Kart, Türkiye'nin IMF'ye olan borcunun sona erecek olmasına ilişkin değerlendirmesinin istenmesi üzerine, IMF'nin 23,5 milyar dolarlık borcunu sona erdirenlerin, Türkiye'nin 337 milyar dolarlık kamu borçlanmasının hesabını vermesi gerektiğini belirtti. Kart, Telekom özelleştirmesi, Seydişehir Eti Alüminyum yoluyla yapılan yolsuzlukların, soygunların ve yabancılaştırmanın hesabının verilmesi gerektiğini ifade ederek, ''Bankacılık, sigortacılık sektörünü, borsayı yüzde 75-80 yabancılaştıracaksınız, Türkiye'yi ekonomik, siyasi anlamda müstemleke hale getireceksiniz, ülkeyi trilyon dolar seviyesinde bağımlı hale getireceksiniz, sonra sıkılmadan, tiyatro yaparak '23,5 milyar dolarlık borcu sona erdirdim' diyeceksin. Hadi canım sende derler. Bu, gerçek dışı, yalan beyanda bulunmanın bir başka Başbakan üslubuyla ifadesidir'' görüşünü savundu.

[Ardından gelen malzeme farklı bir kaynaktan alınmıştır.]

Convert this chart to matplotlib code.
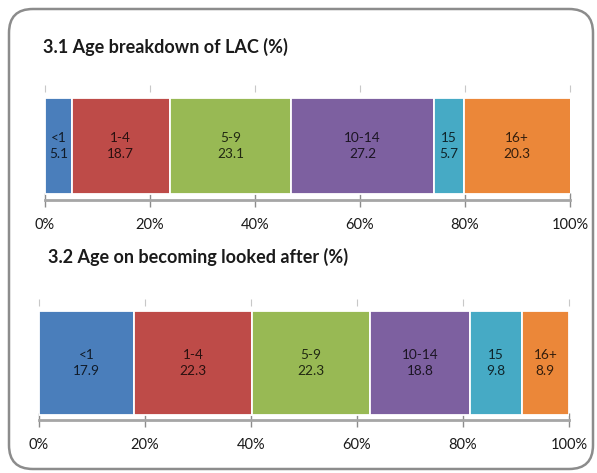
import matplotlib
matplotlib.use("Agg")
import matplotlib.pyplot as plt
from matplotlib.patches import FancyBboxPatch

categories = ["<1", "1-4", "5-9", "10-14", "15", "16+"]
lac_values = [5.1, 18.7, 23.1, 27.2, 5.7, 20.3]
entry_values = [17.9, 22.3, 22.3, 18.8, 9.8, 8.9]
tick_values = [0, 20, 40, 60, 80, 100]
tick_labels = ["0%", "20%", "40%", "60%", "80%", "100%"]
titles = ["3.1 Age breakdown of LAC (%)", "3.2 Age on becoming looked after (%)"]
colors = ["#4A7EBB", "#BE4B48", "#98B954", "#7D60A0", "#46AAC5", "#EB8739"]

plt.rcParams['font.family'] = ['Lato', 'DejaVu Sans']

W, H = 597, 473
fig = plt.figure(figsize=(W / 100, H / 100), dpi=100)

def fx(px):
    return px / W

def fy(py):
    return 1 - py / H

# rounded frame
frame = FancyBboxPatch((fx(9), fy(469)), fx(584), (460) / H,
                       boxstyle="round,pad=0,rounding_size=0.04",
                       mutation_aspect=W / H,
                       transform=fig.transFigure, facecolor="none",
                       edgecolor="#8C8C8C", linewidth=1.8, zorder=-1)
fig.patches.append(frame)

def draw(values, left_px, right_px, top_px, bottom_px, bar_frac, title, title_xy):
    ax = fig.add_axes([fx(left_px), fy(bottom_px), (right_px - left_px) / W,
                       (bottom_px - top_px) / H])
    ax.set_facecolor("none")
    left = 0
    for cat, v, c in zip(categories, values, colors):
        ax.barh(0, v, left=left, height=bar_frac, color=c, edgecolor="white",
                linewidth=1.3, zorder=2)
        ax.text(left + v / 2, 0, f"{cat}\n{v}", ha="center", va="center",
                fontsize=9.8, color="black", alpha=0.78, linespacing=1.35,
                zorder=3)
        left += v
    ax.set_xlim(0, 100)
    ax.set_ylim(-0.5, 0.5)
    ax.set_yticks([])
    ax.set_xticks(tick_values)
    ax.set_xticklabels(tick_labels, fontsize=10.5, color="#1A1A1A")
    for s in ["top", "left", "right"]:
        ax.spines[s].set_visible(False)
    ax.spines["bottom"].set_color("#A6A6A6")
    ax.spines["bottom"].set_linewidth(2.0)
    ax.tick_params(axis="x", direction="inout", length=10, width=1.0,
                   color="#8C8C8C", pad=8)
    sec = ax.secondary_xaxis("top")
    sec.set_xticks(tick_values)
    sec.tick_params(axis="x", direction="out", length=5, width=0.8,
                    color="#C8C8C8", labeltop=False)
    sec.spines["top"].set_visible(False)
    fig.text(fx(title_xy[0]), fy(title_xy[1]), title, fontsize=13,
             fontweight="bold", color="#1A1A1A", ha="left", va="center")
    return ax

draw(lac_values, 45, 570, 92, 200, 0.889, titles[0], (43, 47))
draw(entry_values, 39, 569, 306, 420, 0.912, titles[1], (48, 257))

fig.savefig("out.png", dpi=100)
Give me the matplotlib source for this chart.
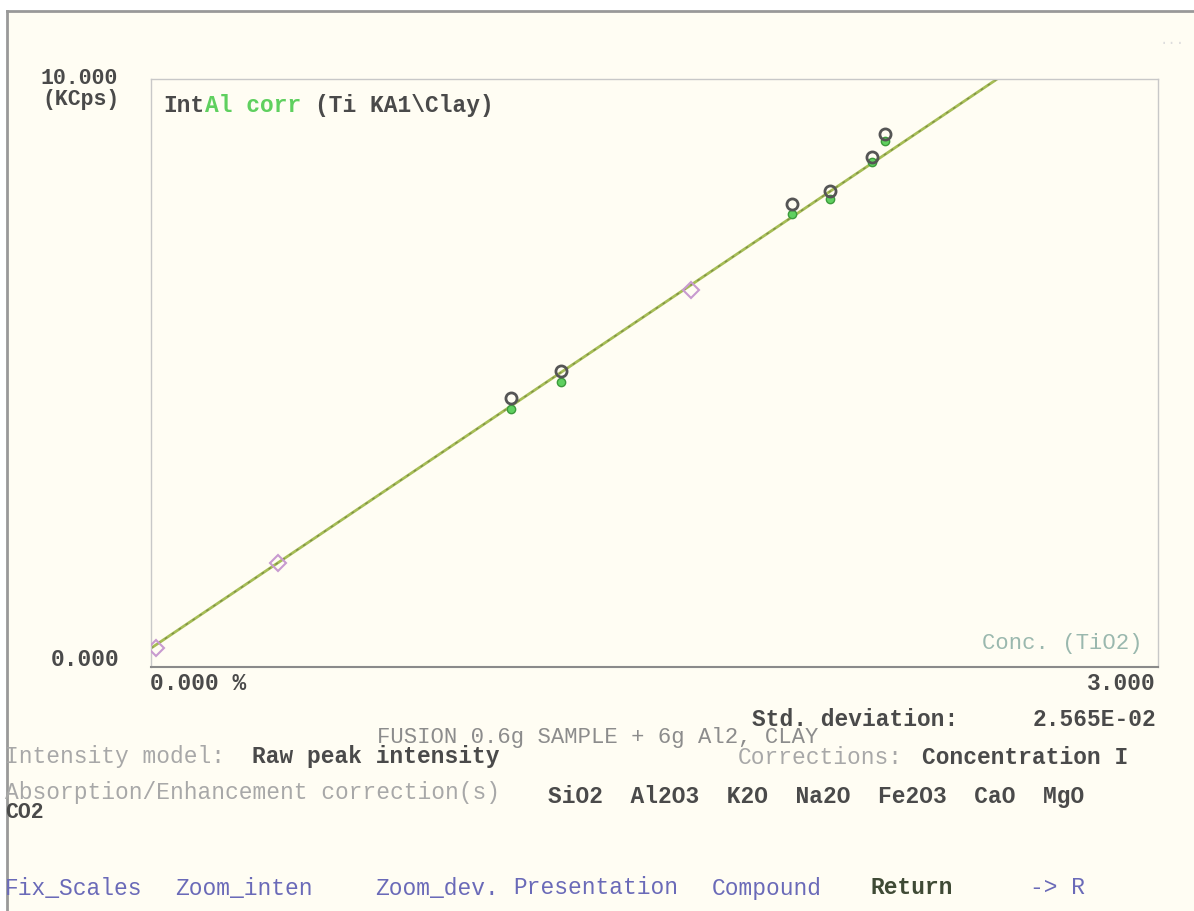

TBMM Anayasa Uzlaşma Komisyonu'nun CHP'li üyesi Süheyl Batum'un, komisyonda kabul edilen maddeyle kamuda türban yasağının kalkacağına yönelik eleştirilerinin anımsatılmasına karşılık Kart, komisyon çalışmalarına daha çok kendisinin ve CHP İzmir Milletvekili Rıza Türmen'in katıldığını söyledi. Kart, ''Süheyl Bey, maalesef her nedense gelemiyor'' dedi.